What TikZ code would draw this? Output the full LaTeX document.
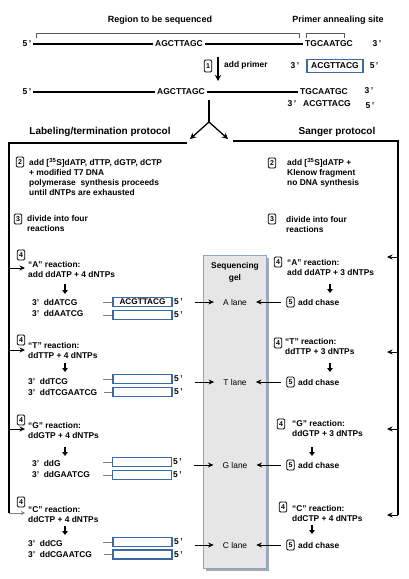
\documentclass[tikz,border=0pt]{standalone}
\usepackage{fontspec}
\setmainfont{Liberation Sans}
\usetikzlibrary{arrows.meta}
\definecolor{seqblue}{HTML}{3A6AA6}
\definecolor{gelfill}{HTML}{E6E6E6}
\definecolor{gelborder}{HTML}{8CA5C4}
\definecolor{shadowgray}{HTML}{A8A8A8}
\begin{document}
\begin{tikzpicture}[x=1pt,y=-1pt,
 txt/.style={font=\bfseries\fontsize{8.4}{10}\selectfont, inner sep=0pt, anchor=north west, align=left},
 lbl/.style={font=\bfseries\fontsize{8.4}{10}\selectfont, inner sep=0pt, anchor=west},
 lane/.style={font=\fontsize{8.4}{10}\selectfont, inner sep=0pt},
 seq/.style={font=\bfseries\fontsize{8.5}{10}\selectfont, inner sep=2pt},
 head/.style={font=\bfseries\fontsize{10}{12}\selectfont, inner sep=0pt},
 ttl/.style={font=\bfseries\fontsize{9}{11}\selectfont, inner sep=0pt},
 stepbox/.style={draw, line width=0.9pt, rounded corners=1.2pt, inner sep=0pt, minimum width=7.5pt, minimum height=10pt, font=\bfseries\fontsize{7}{8}\selectfont},
 seqbox/.style={draw=seqblue, line width=1.1pt, fill=white, minimum width=59pt, minimum height=9pt, inner sep=0pt, font=\bfseries\fontsize{8.2}{9}\selectfont},
 arr/.style={-{Stealth[length=5.5pt,width=5pt]}, line width=0.8pt},
 darr/.style={-{Triangle[length=4pt,width=5.5pt]}, line width=1.3pt},
 frame/.style={line width=1.4pt},
 stub/.style={gray, line width=0.6pt},
 brk/.style={gray!70!black, line width=0.6pt},
]
\useasboundingbox (0,0) rectangle (408,579);

% ---------- top ----------
\node[ttl] (reg) at (160,20) {Region to be sequenced};
\node[ttl] (pas) at (338,20) {Primer annealing site};
\draw[brk] (36,38) -- (36,33) -- (299,33) -- (299,38);
\draw[brk] (306,38) -- (306,33) -- (344,33) -- (344,38);

\node[seq] (a5) at (27,44) {5\,'};
\node[seq] (aS) at (179,44) {AGCTTAGC};
\node[seq] (aT) at (329,44) {TGCAATGC};
\node[seq] (a3) at (377,44) {3\,'};
\draw[line width=1.3pt] (a5.east) -- (aS.west);
\draw[line width=1.3pt] (aS.east) -- (aT.west);

\node[stepbox, minimum height=12pt] (s1) at (208,66) {1};
\coordinate (p1a) at (218,57);
\coordinate (p1b) at (218,81);
\draw[-{Stealth[length=6pt,width=6pt]}, line width=1.4pt] (p1a) -- (p1b);
\node[lbl] (addp) at (224,65) {add primer};
\node[seq] (pr3) at (295,66) {3\,'};
\node[seqbox, minimum width=56pt, minimum height=13pt, font=\bfseries\fontsize{8.5}{10}\selectfont] (prb) at (335,66) {ACGTTACG};
\node[seq] (pr5) at (374,66) {5\,'};

\node[seq] (b5) at (27,92) {5\,'};
\node[seq] (bS) at (181,92) {AGCTTAGC};
\node[seq] (bT) at (324,92) {TGCAATGC};
\node[seq] (b3) at (369,91) {3\,'};
\draw[line width=1.3pt] (b5.east) -- (bS.west);
\draw[line width=1.3pt] (bS.east) -- (bT.west);
\node[seq] (c3) at (292,104) {3\,'};
\node[seq] (cS) at (327,104) {ACGTTACG};
\node[seq] (c5) at (370,106) {5\,'};

% fork
\coordinate (fk0) at (209,100);
\coordinate (fk1) at (209,122);
\coordinate (fkL) at (190,139);
\coordinate (fkR) at (228,139);
\draw[line width=1.3pt] (fk0) -- (fk1);
\draw[-{Stealth[length=6pt,width=6pt]}, line width=1.3pt] (fk1) -- (fkL);
\draw[-{Stealth[length=6pt,width=6pt]}, line width=1.3pt] (fk1) -- (fkR);

\node[head] (hL) at (100,132) {Labeling/termination protocol};
\node[head] (hR) at (337,132) {Sanger protocol};

% frames
\coordinate (lf0) at (187,143);
\coordinate (lf1) at (9,143);
\coordinate (lfA) at (9,268);
\coordinate (lfT) at (9,350);
\coordinate (lfG) at (9,429);
\coordinate (lfC) at (9,513);
\coordinate (rf0) at (233,141);
\coordinate (rf1) at (398,141);
\coordinate (rfA) at (398,257);
\coordinate (rfT) at (398,352);
\coordinate (rfG) at (398,429);
\coordinate (rfC) at (398,515);
\draw[frame] (lf0) -- (lf1) -- (lfC);
\draw[frame] (rf0) -- (rf1) -- (rfC);
\coordinate (laA) at (25,268);
\coordinate (laT) at (25,350);
\coordinate (laG) at (25,429);
\coordinate (laC) at (25,513);
\draw[arr] (lfA) -- (laA);
\draw[arr] (lfT) -- (laT);
\draw[arr] (lfG) -- (laG);
\draw[-{Stealth[length=4pt,width=4pt]}, gray, line width=0.6pt] (lfC) -- (laC);
\coordinate (raA) at (387,257);
\coordinate (raT) at (387,352);
\coordinate (raG) at (387,429);
\coordinate (raC) at (387,515);
\draw[arr] (rfA) -- (raA);
\draw[arr] (rfT) -- (raT);
\draw[arr] (rfG) -- (raG);
\draw[arr] (rfC) -- (raC);

% ---------- left column ----------
\node[stepbox] (l2) at (20,162) {2};
\node[txt] (l2t) at (29,158.5) {add [\textsuperscript{35}S]dATP, dTTP, dGTP, dCTP\\+ modified T7 DNA\\polymerase\ \ synthesis proceeds\\until dNTPs are exhausted};
\node[stepbox] (l3) at (18,219) {3};
\node[txt] (l3t) at (27,215) {divide into four\\reactions};

\node[stepbox] (l4A) at (21,255) {4};
\node[txt] (lAt) at (28,261) {``A'' reaction:\\add ddATP + 4 dNTPs};
\node[stepbox] (l4T) at (21,340) {4};
\node[txt] (lTt) at (28,342) {``T'' reaction:\\ddTTP + 4 dNTPs};
\node[stepbox] (l4G) at (21,420) {4};
\node[txt] (lGt) at (28,422) {``G'' reaction:\\ddGTP + 4 dNTPs};
\node[stepbox] (l4C) at (21,502) {4};
\node[txt] (lCt) at (28,506) {``C'' reaction:\\ddCTP + 4 dNTPs};

\coordinate (ldA0) at (65,284); \coordinate (ldA1) at (65,294);
\coordinate (ldT0) at (65,363); \coordinate (ldT1) at (65,372);
\coordinate (ldG0) at (65,447); \coordinate (ldG1) at (65,456);
\coordinate (ldC0) at (65,526); \coordinate (ldC1) at (65,535);
\draw[darr] (ldA0) -- (ldA1);
\draw[darr] (ldT0) -- (ldT1);
\draw[darr] (ldG0) -- (ldG1);
\draw[darr] (ldC0) -- (ldC1);

% sequence rows
\node[lbl] (rA1) at (32,302.5) {3'\ \ ddATCG};
\node[lbl] (rA2) at (32,313.5) {3'\ \ ddAATCG};
\node[seqbox] (bA1) at (142.5,302) {ACGTTACG};
\node[seqbox] (bA2) at (142.5,315) {};
\node[lbl] (fA1) at (174,302) {5\,'};
\node[lbl] (fA2) at (174,315) {5\,'};
\coordinate (sA1) at (103,302); \coordinate (sA2) at (103,315);
\draw[stub] (sA1) -- (bA1.west);
\draw[stub] (sA2) -- (bA2.west);

\node[lbl] (rT1) at (28,381.5) {3'\ \ ddTCG};
\node[lbl] (rT2) at (28,392) {3'\ \ ddTCGAATCG};
\node[seqbox] (bT1) at (142.5,379) {};
\node[seqbox] (bT2) at (142.5,392) {};
\node[lbl] (fT1) at (174,379) {5\,'};
\node[lbl] (fT2) at (174,392) {5\,'};
\coordinate (sT1) at (103,379); \coordinate (sT2) at (104,392);
\draw[stub] (sT1) -- (bT1.west);
\draw[stub] (sT2) -- (bT2.west);

\node[lbl] (rG1) at (32,463) {3'\ \ ddG};
\node[lbl] (rG2) at (32,474) {3'\ \ ddGAATCG};
\node[seqbox] (bG1) at (142,462) {};
\node[seqbox] (bG2) at (142,475) {};
\node[lbl] (fG1) at (173,462) {5\,'};
\node[lbl] (fG2) at (173,475) {5\,'};
\coordinate (sG1) at (103,462); \coordinate (sG2) at (103,475);
\draw[stub] (sG1) -- (bG1.west);
\draw[stub] (sG2) -- (bG2.west);

\node[lbl] (rC1) at (28,543) {3'\ \ ddCG};
\node[lbl] (rC2) at (28,554) {3'\ \ ddCGAATCG};
\node[seqbox] (bC1) at (142.5,542) {};
\node[seqbox] (bC2) at (142.5,554.5) {};
\node[lbl] (fC1) at (174,542) {5\,'};
\node[lbl] (fC2) at (174,554.5) {5\,'};
\coordinate (sC1) at (103,542); \coordinate (sC2) at (104,554.5);
\draw[stub] (sC1) -- (bC1.west);
\draw[stub] (sC2) -- (bC2.west);

% ---------- gel ----------
\fill[shadowgray] (205.5,257.5) rectangle (268.5,570.5);
\draw[gelborder, fill=gelfill, line width=1pt] (203,255) rectangle (266,568);
\node[font=\bfseries\fontsize{8.4}{12}\selectfont, align=center, inner sep=0pt] (gel) at (235,272) {Sequencing\\gel};
\node[lane] (laneA) at (235,302) {A lane};
\node[lane] (laneT) at (235,382) {T lane};
\node[lane] (laneG) at (235,465) {G lane};
\node[lane] (laneC) at (235,545) {C lane};

\draw[arr] ([xshift=12pt]fA1.east |- laneA) -- ([xshift=-9pt]laneA.west);
\draw[arr] ([xshift=12pt]fT1.east |- laneT) -- ([xshift=-9pt]laneT.west);
\draw[arr] ([xshift=12pt]fG1.east |- laneG) -- ([xshift=-9pt]laneG.west);
\draw[arr] ([xshift=12pt]fC1.east |- laneC) -- ([xshift=-9pt]laneC.west);

% ---------- right column ----------
\node[stepbox] (r2) at (272,163) {2};
\node[txt] (r2t) at (287,158.5) {add [\textsuperscript{35}S]dATP +\\Klenow fragment\\no DNA synthesis};
\node[stepbox] (r3) at (272,219) {3};
\node[txt] (r3t) at (286,216.5) {divide into four\\reactions};

\node[stepbox] (r4A) at (278,262) {4};
\node[txt] (rAt) at (287,259) {``A'' reaction:\\add ddATP + 3 dNTPs};
\node[stepbox] (r4T) at (278,343) {4};
\node[txt] (rTt) at (285,338.5) {``T'' reaction:\\ddTTP + 3 dNTPs};
\node[stepbox] (r4G) at (281,424) {4};
\node[txt] (rGt) at (292,420.5) {``G'' reaction:\\ddGTP + 3 dNTPs};
\node[stepbox] (r4C) at (283,507) {4};
\node[txt] (rCt) at (292,505.5) {``C'' reaction:\\ddCTP + 4 dNTPs};

\coordinate (rdA0) at (330,284); \coordinate (rdA1) at (330,293);
\coordinate (rdT0) at (330,363); \coordinate (rdT1) at (330,372);
\coordinate (rdG0) at (312,447); \coordinate (rdG1) at (312,456);
\coordinate (rdC0) at (312,525); \coordinate (rdC1) at (312,534);
\draw[darr] (rdA0) -- (rdA1);
\draw[darr] (rdT0) -- (rdT1);
\draw[darr] (rdG0) -- (rdG1);
\draw[darr] (rdC0) -- (rdC1);

\node[stepbox] (r5A) at (290.5,302) {5};
\node[lbl] (cA) at (298,302) {add chase};
\node[stepbox] (r5T) at (290.5,382) {5};
\node[lbl] (cT) at (298,382) {add chase};
\node[stepbox] (r5G) at (290.5,465) {5};
\node[lbl] (cG) at (298,465) {add chase};
\node[stepbox] (r5C) at (290.5,545) {5};
\node[lbl] (cC) at (298,545) {add chase};

\draw[arr] ([xshift=-5pt]r5A.west) -- ([xshift=9pt]laneA.east);
\draw[arr] ([xshift=-5pt]r5T.west) -- ([xshift=9pt]laneT.east);
\draw[arr] ([xshift=-5pt]r5G.west) -- ([xshift=9pt]laneG.east);
\draw[arr] ([xshift=-5pt]r5C.west) -- ([xshift=9pt]laneC.east);
\end{tikzpicture}
\end{document}
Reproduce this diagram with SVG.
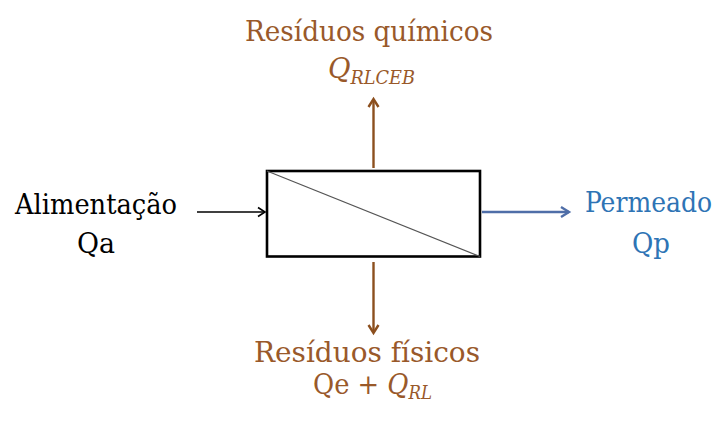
<svg xmlns="http://www.w3.org/2000/svg" width="718" height="422" viewBox="0 0 718 422">
  <style>
    text { font-family: "DejaVu Serif Condensed", "DejaVu Serif", serif; font-size: 28px; text-anchor: middle; }
    .math { font-style: italic; }
    .sub { font-size: 18px; }
    .brown { fill: #99592A; }
    .blue { fill: #2E74B5; }
    .black { fill: #000000; }
  </style>
  <defs>
    <marker id="headBlack" markerWidth="12" markerHeight="12" refX="9" refY="6" orient="auto" markerUnits="userSpaceOnUse">
      <path d="M2,1.5 L9,6 L2,10.5" fill="none" stroke="#000" stroke-width="1.6"/>
    </marker>
    <marker id="headBrown" markerWidth="14" markerHeight="14" refX="11" refY="7" orient="auto" markerUnits="userSpaceOnUse">
      <path d="M3,2 L11,7 L3,12" fill="none" stroke="#8C4F1E" stroke-width="2.4"/>
    </marker>
    <marker id="headBlue" markerWidth="14" markerHeight="14" refX="11" refY="7" orient="auto" markerUnits="userSpaceOnUse">
      <path d="M3,2 L11,7 L3,12" fill="none" stroke="#4F6EA8" stroke-width="2.4"/>
    </marker>
  </defs>

  <rect width="718" height="422" fill="#ffffff"/>

  <g id="membrane">
    <rect x="267" y="171" width="213" height="85.5" fill="#ffffff" stroke="#000" stroke-width="2.6"/>
    <line x1="267" y1="171" x2="480" y2="256.5" stroke="#555" stroke-width="1.3"/>
  </g>

  <g id="connectors">
    <line x1="197" y1="212" x2="265" y2="212" stroke="#000" stroke-width="1.6" marker-end="url(#headBlack)"/>
    <line x1="482" y1="212" x2="569" y2="212" stroke="#4F6EA8" stroke-width="2.4" marker-end="url(#headBlue)"/>
    <line x1="373.5" y1="168" x2="373.5" y2="99" stroke="#8C4F1E" stroke-width="2.4" marker-end="url(#headBrown)"/>
    <line x1="373.5" y1="262" x2="373.5" y2="333" stroke="#8C4F1E" stroke-width="2.4" marker-end="url(#headBrown)"/>
  </g>

  <g id="feed">
    <text class="black" x="96" y="214" textLength="162" lengthAdjust="spacingAndGlyphs">Alimentação</text>
    <text class="black" x="96" y="253" textLength="38" lengthAdjust="spacingAndGlyphs">Qa</text>
  </g>

  <g id="permeate">
    <text class="blue" x="648.5" y="212" textLength="127" lengthAdjust="spacingAndGlyphs">Permeado</text>
    <text class="blue" x="651" y="253" textLength="38" lengthAdjust="spacingAndGlyphs">Qp</text>
  </g>

  <g id="chemical-waste">
    <text class="brown" x="369" y="41" textLength="248" lengthAdjust="spacingAndGlyphs">Resíduos químicos</text>
    <text class="brown" x="371.5" y="78" textLength="87" lengthAdjust="spacingAndGlyphs"><tspan class="math">Q</tspan><tspan class="math sub" dy="6">RLCEB</tspan></text>
  </g>

  <g id="physical-waste">
    <text class="brown" x="367" y="362" textLength="226" lengthAdjust="spacingAndGlyphs">Resíduos físicos</text>
    <text class="brown" x="372.5" y="394" textLength="119" lengthAdjust="spacingAndGlyphs">Qe + <tspan class="math">Q</tspan><tspan class="math sub" dy="5">RL</tspan></text>
  </g>
</svg>
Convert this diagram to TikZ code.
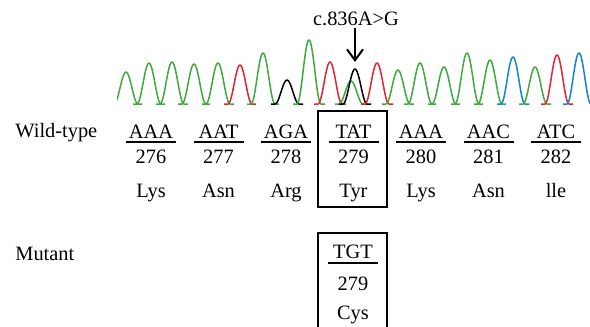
\documentclass[tikz,border=0pt]{standalone}
\usepackage{fontspec}
\setmainfont{Liberation Serif}
\usetikzlibrary{arrows.meta}

\definecolor{trgreen}{RGB}{60,170,60}
\definecolor{trred}{RGB}{225,35,50}
\definecolor{trblue}{RGB}{20,130,205}

\tikzset{
  trace/.style={line width=0.75pt, line join=round},
  txt/.style={inner sep=1pt, anchor=base, font=\fontsize{10.2}{12}\selectfont},
  bar/.style={line width=0.6pt},
  frame/.style={line width=1pt},
}

% one peak of the trace: colour, centre, top (baseline at 104)
\newcommand{\peak}[3]{%
  \draw[trace,#1] (#2-16,104) -- (#2-12,104)
    plot[domain=-12:12,samples=25,smooth]
    ({#2+\x},{104-(104-#3)*(0.5+0.5*cos(15*\x))}) -- (#2+16,104);
}

\begin{document}
\begin{tikzpicture}[x=0.5pt,y=-0.5pt]
\useasboundingbox (0,0) rectangle (590,327);

% Chromatogram
\begin{scope}
\clip (117,0) rectangle (590,110);
\peak{trgreen}{126}{72}
\peak{trgreen}{149}{63}
\peak{trgreen}{172}{62}
\peak{trgreen}{194}{64}
\peak{trgreen}{218}{63}
\peak{trred}{240}{65}
\peak{trgreen}{263}{53}
\peak{black}{287}{80}
\peak{trgreen}{309}{40}
\peak{trred}{330}{62}
\peak{trgreen}{351}{81} % G under the mutation
\peak{black}{355}{69}
\peak{trred}{377}{63}
\peak{trgreen}{398}{70}
\peak{trgreen}{420}{63}
\peak{trgreen}{444}{67}
\peak{trgreen}{467}{53}
\peak{trgreen}{490}{60}
\peak{trblue}{513}{57}
\peak{trgreen}{535}{67}
\peak{trred}{557}{55}
\peak{trblue}{579}{53}
\end{scope}

% Mutation label and arrow
\node[txt] (mutlabel) at (356,25) {c.836A>G};
\coordinate (mutpeak) at (355,62);
\draw[line width=1pt,-{Straight Barb[length=5.5pt,width=8pt]}] (mutlabel.south -| mutpeak) -- (mutpeak);

% Wild-type row
\node[txt,anchor=base west] (wild) at (13,137) {Wild-type};
\foreach \cod/\pos/\amino [count=\i] in {AAA/276/Lys, AAT/277/Asn, AGA/278/Arg,
    TAT/279/Tyr, AAA/280/Lys, AAC/281/Asn, ATC/282/lle}{
  \pgfmathsetmacro\cx{151+67.5*(\i-1)}
  \node[txt] (cod\i) at (\cx,138) {\cod};
  \draw[bar] (\cx-25,142) -- (\cx+25,142);
  \node[txt] (num\i) at (\cx,163) {\pos};
  \node[txt] (amino\i) at (\cx,197) {\amino};
}
\draw[frame] (318,111) rectangle (387,207); % codon 279

% Mutant row
\node[txt,anchor=base west] (mutant) at (13,260) {Mutant};
\node[txt] (mcod) at (353,258) {TGT};
\draw[bar] (328,263) -- (378,263);
\node[txt] (mnum) at (353,290) {279};
\node[txt] (mamino) at (353,319) {Cys};
\draw[frame] (318,327) |- (387,233) -- (387,327);

\end{tikzpicture}
\end{document}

::::

_What to produce_
A number is the only answer here: how many lines of the material above contain "this"?

_Written solution_
3